We stand at the cusp of establishing whether or not this is literally true. Dhoni made his Ranji debut in 2000, the year that Mohammed Azharuddin was convicted of match-fixing. By the time he retired from Test cricket last month, winter had set in hard, once again. Over the previous couple of years, the fantasy surrounding Indian cricket has been detonated daily by allegations of corruption and severe conflicts of interest involving its top administrators. Dhoni was questioned extensively by the Mudgal committee investigating his boss, N Srinivasan, and he may figure prominently in the report submitted by the committee to the Supreme Court, which is currently hearing a case against Srinivasan.

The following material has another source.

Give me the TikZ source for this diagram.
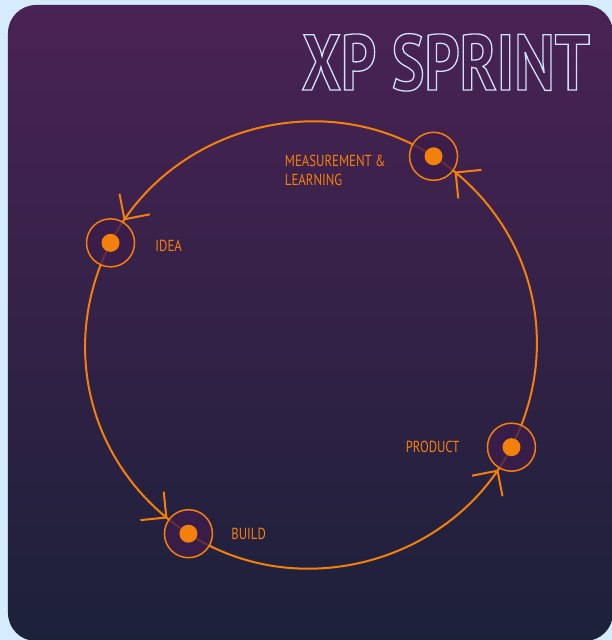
\documentclass[tikz,border=0pt]{standalone}
\usepackage{fontspec}
\usetikzlibrary{positioning,arrows.meta,decorations.markings,backgrounds}
\newfontfamily\labelfont[FakeStretch=0.8]{PT Sans}
\newfontfamily\titlefont[FakeStretch=0.78]{PT Sans}
\newcommand\hollow[1]{\special{pdf:literal direct 1 Tr 1.3 w}#1\special{pdf:literal direct 0 Tr}}
\definecolor{panelTop}{RGB}{74,34,84}
\definecolor{panelBottom}{RGB}{28,33,58}
\definecolor{sky}{RGB}{212,236,251}
\definecolor{accent}{RGB}{244,128,12}
\definecolor{ringfill}{RGB}{60,28,74}
\definecolor{titleline}{RGB}{208,226,245}
\begin{document}
\begin{tikzpicture}[x=1pt,y=1pt,
    stage/.style={circle,draw=accent,line width=1.5pt,fill=ringfill,fill opacity=0.8,minimum size=48pt,inner sep=0pt},
    tag/.style={text=accent,font=\labelfont\fontsize{16}{19}\selectfont,inner sep=0pt,align=left},
    flow/.style={draw=accent,line width=2pt,postaction={decorate},
        decoration={markings,mark=at position -26pt with {\arrow{Straight Barb[angle=90:26pt]}}}}]
    \useasboundingbox (-311,-295) rectangle (301,345);
    \node[stage] (learn) at (57:225) {};
    \node[stage] (idea) at (153:225) {};
    \node[stage] (build) at (237:225) {};
    \node[stage] (product) at (333:225) {};
    \foreach \n in {learn,idea,build,product} \fill[accent] (\n.center) circle (9pt);
    \node[tag,right=20pt of idea,yshift=-3pt] (ideatext) {IDEA};
    \node[tag,right=18pt of build] (buildtext) {BUILD};
    \node[tag,left=27pt of product] (producttext) {PRODUCT};
    \node[tag,left=23pt of learn,yshift=-14pt] (learntext) {MEASUREMENT \&\\LEARNING};
    \node[anchor=base east,inner sep=0pt,text=titleline,font=\titlefont\bfseries\fontsize{79}{79}\selectfont] (title) at (279,255) {\hollow{XP SPRINT}};
    \begin{pgfonlayer}{background}
        \fill[sky] (-311,-295) rectangle (301,345);
        \shade[top color=panelTop,bottom color=panelBottom,rounded corners=28pt] (-303,-296) rectangle (302,340);
        \draw[flow] (idea.center) to[bend right=42] (build.center);
        \draw[flow] (build.center) to[bend right=48] (product.center);
        \draw[flow] (product.center) to[bend right=42] (learn.center);
        \draw[flow] (learn.center) to[bend right=48] (idea.center);
    \end{pgfonlayer}
\end{tikzpicture}
\end{document}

Lance Armstrong took cortisone and HGH to destroy the precarious moral conditions that preserve a sense of fairness in the sporting environment; Dhoni, at the very least, has turned a blind eye to those conditions. It may be that he is never called to account during these investigations; perhaps not for the rest of his career, or the rest of his life. Yet the facts remain, and will shadow the Dhoni story, just as it will the story of the whole game. The more we learn about the administration of cricket in India and around the world, the more it seems that re-arranging reality is a precondition for playing the sport as much as it is for watching it. I’m afraid we may learn all too soon the ways in which this, too, is compensated.